An example of typecasting is converting an integer to a string. This might be done in order to compare two numbers, when one number is saved as a string and the other is an integer. For example, a mail program might compare the first part of a street address with an integer. If the integer "123" is compared with the string "123" the result might be false. If the integer is first converted to a string, then compared with the number in the street address, it will return true.
Another common typecast is converting a floating point number to an integer. This might be used to perform calculations more efficiently when the decimal precision is unnecessary. However, it is important to note that when typecasting a floating point number to an integer, many programming languages simply truncate the decimal value. This is demonstrated in the C++ function below.
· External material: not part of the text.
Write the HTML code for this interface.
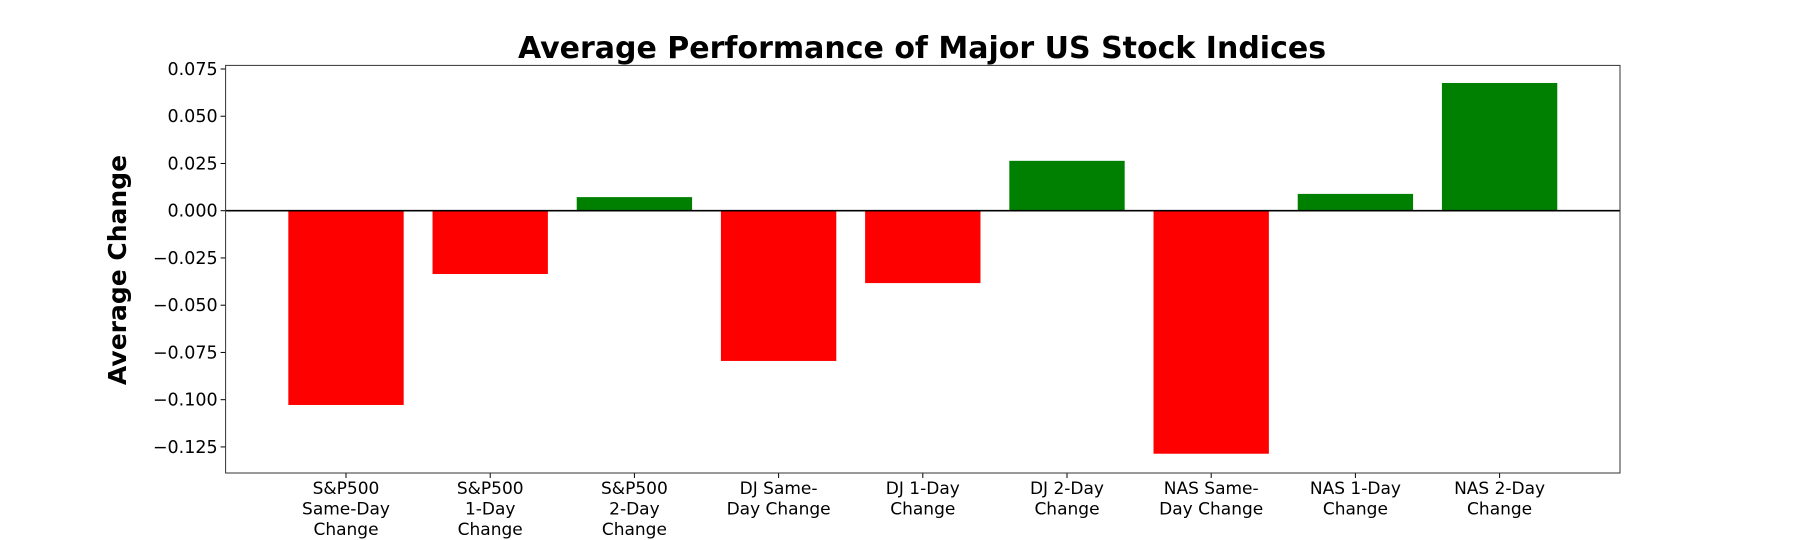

int float_to_int(float a) // example: a = 2.75
int b = (int)a; // typecast float to int
return b; // returns 2
In order to round to the nearest value, adding 0.5 to the floating point number and then typecasting it to an integer will produce an accurate result. For example, in the function below, both 2.75 and 3.25 will get rounded to 3.
int round_float_to_int(float a) // example: a = 2.75
int b = (int)(a+0.5); // typecast float to int after adding 0.5
return b; // returns 3
While most high-level programming languages support typecasting, each language uses its own method to convert data. Therefore, it is important to understand how the language converts between data types when typecasting variables.